About Argument Mapping

What is argument mapping?

Argument mapping is a visual method of displaying the relationship between what someone is trying to convince someone of and the reasons they offer in support of it. You can map objections to any part of the reasoning right on to the map, so you can see exactly where two people disagree. A map exposes the hidden structure of the argument so that everyone can see how all the reasons fit together. The process of mapping also exposes hidden assumptions, which are often the true source of disagreement between people.

Why reasoning skills?

i. Many problems in political discourse can be solved, or at least strides toward a solution can be made, when people think more explicitly about reasons. Reason-based deliberation is vital to the functioning of a healthy democracy.

1. Does the US have a moral duty to offer asylum to more international refugees? What is the basis of such a duty?

2. Why might a government escalate a trade war? What are the economic and social implications of issuing tariffs?

3. Should pro athletes be compelled to stand for the national anthem? Who gets to determine the meaning of such a gesture?

4. Should a baker be allowed to refuse to create a wedding cake for a gay couple? How can we weigh religious freedom against the need to prevent discrimination?

5. Should the government regulate how Facebook handles its users’ data? Can users voluntarily give up their right to privacy by accepting user agreements?

ii. Asking questions like this and being able to see how others answer them allows students to see exactly where they and the other person are not on the same page. This might mean the student realizes they were missing a major point. It might also mean that the student now knows where to focus on for convincing the other person. Sometimes it might make the discussion less frustrating and other times it might make clear a solution. All of this requires students to be able to think about reasons directly.

So how is a diagram going to improve reasoning skills?

i. Many problems in political discourse can be solved, or at least strides toward a solution can be made, when people think more explicitly about reasons. Reason-based deliberation is vital to the functioning of a healthy democracy.

1. Does the US have a moral duty to offer asylum to more international refugees? What is the basis of such a duty?

2. Why might a government escalate a trade war? What are the economic and social implications of issuing tariffs?

3. Should pro athletes be compelled to stand for the national anthem? Who gets to determine the meaning of such a gesture?

4. Should a baker be allowed to refuse to create a wedding cake for a gay couple? How can we weigh religious freedom against the need to prevent discrimination?

5. Should the government regulate how Facebook handles its users’ data?
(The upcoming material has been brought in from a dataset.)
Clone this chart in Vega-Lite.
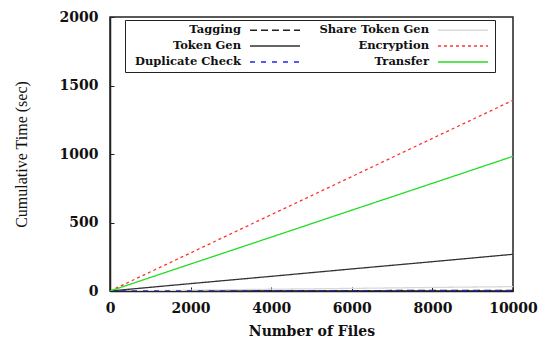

Can users voluntarily give up their right to privacy by accepting user agreements?

ii. Asking questions like this and being able to see how others answer them allows students to see exactly where they and the other person are not on the same page. This might mean the student realizes they were missing a major point. It might also mean that the student now knows where to focus on for convincing the other person. Sometimes it might make the discussion less frustrating and other times it might make clear a solution. All of this requires students to be able to think about reasons directly.

What arguments do students map? Theirs? Someone else’s?

i. They can do either.

ii. Students build the skills by mapping other people’s arguments for two reasons.

1. First, this exercise allows them to focus on how the reasons work together to support a claim – setting aside their personal biases and opinions. They can focus on learning how reasons interact rather than winning the argument. Further, in order to best map someone else’s argument, they have to consider how the author themself would have mapped it. This rigorous “listening” instills a sense of intellectual charity that allows for healthier and more productive arguments.

2. Second, this type of activity helps students learn to critically evaluate an argument on its own terms, rather than simply endorsing or dismissing it based on their feelings or prior experience. How strongly do the reasons support the claim? Are the premises true? iii. After they’ve mapped other people’s arguments, they’re able to think about reasons and arguments with the right vocabulary and skills to craft their own.

Why argument mapping? Are students going to walk around mapping arguments?

i. We’ve seen that by focusing explicitly on fine-tuning reasoning skills through constant practice, we can help students to process and put forth their own arguments. It’s the process itself that is useful to better understanding how someone else thinks about the argument, and where you yourself should focus on. The goal for TA isn’t that students walk around mapping arguments, but that argument mapping develops in the students the right attitudes, practices, and habits of mind, so that when they encounter arguments, students are able to think about them in more precise, productive ways.